Scenario 1: Small table to Small table

Table

create table smalltable1 (data1 number(3), data2 varchar2(10), data3 varchar2(10), data4 varchar2(10));

Procedure

create or replace procedure smalltableproc is

counter number(3);

begin

counter := 1;

while (counter <= 100)

loop

insert into smalltable1 values (counter,'aa' || counter,'bb' || counter, 'cc' || counter);

counter := counter + 1;

end loop;

commit;

end;

Index

create index smalltable1data1idx on smalltable1(data1);

Procedure Execution

exec smalltableproc;

Now, I will create the second small table from the first small table as follows:

create table smalltable2 as select * from smalltable1;

create index smalltabled2ata1idx on smalltable2(data1);

Before comparing the results, in general I used to update the statistics for both indexes and tables.
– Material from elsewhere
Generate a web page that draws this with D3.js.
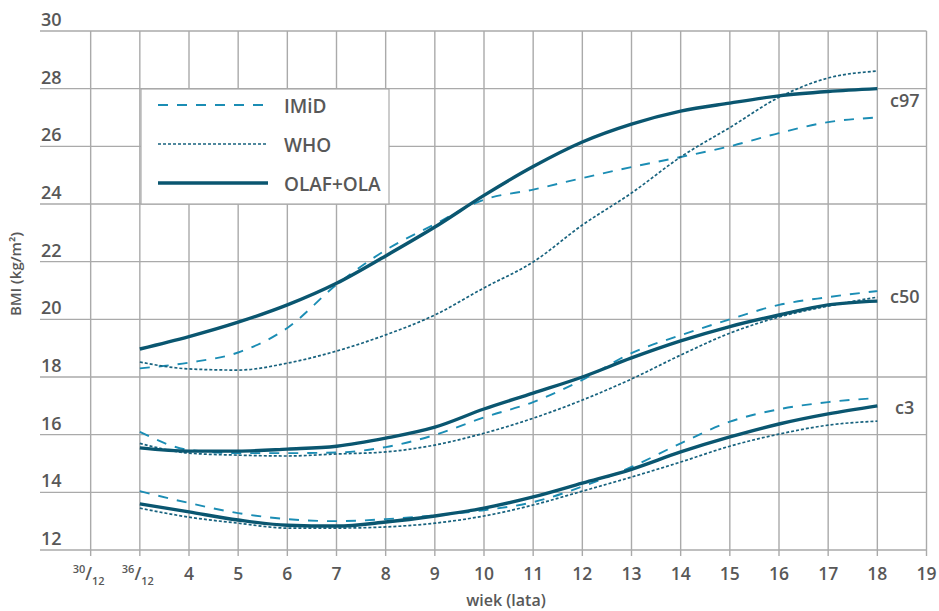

Even though, creating the indexes will actually build the statistics, I always make it a point to do this.

SQL> exec DBMS_STATS.gather_table_stats('INXQA','SMALLTABLE1');

PL/SQL procedure successfully completed.

SQL> exec DBMS_STATS.gather_table_stats('INXQA','SMALLTABLE2');

PL/SQL procedure successfully completed.

Now let us see the results between the usage of IN and EXISTS

SQL> select * from smalltable1 where data1 in (select data1 from smalltable2);

100 rows selected.

SQL> select * from smalltable1 ss where exists (select 1 from smalltable2 st where ss.data1=st.data1);

100 rows selected.

Inference

It can be inferred from the above example that both IN and EXISTS provided us with the same results for the smaller tables.

Now, let us take the next comparison of Small table to Big Table and Vice versa.

Scenario 2: Small table to Large table and Large Table to Small Table

Table

create table largetable (data5 number(6), data6 varchar2(10), data7 varchar2(10), data8 varchar2(10));

Procedure

create or replace procedure largetableproc is

counter number(6);

begin

counter := 1;

while (counter <= 100000)

loop

insert into largetable values (counter,'aa' || counter,'bb' || counter, 'cc' || counter);

counter := counter + 1;

end loop;

commit;

end;

Index

create index largetabledata5idx on largetable(data5);

Procedure Execution

SQL> exec largetableproc

PL/SQL procedure successfully completed.

Statistics

SQL> exec DBMS_STATS.gather_table_stats('HARI','LARGETABLE');

PL/SQL procedure successfully completed.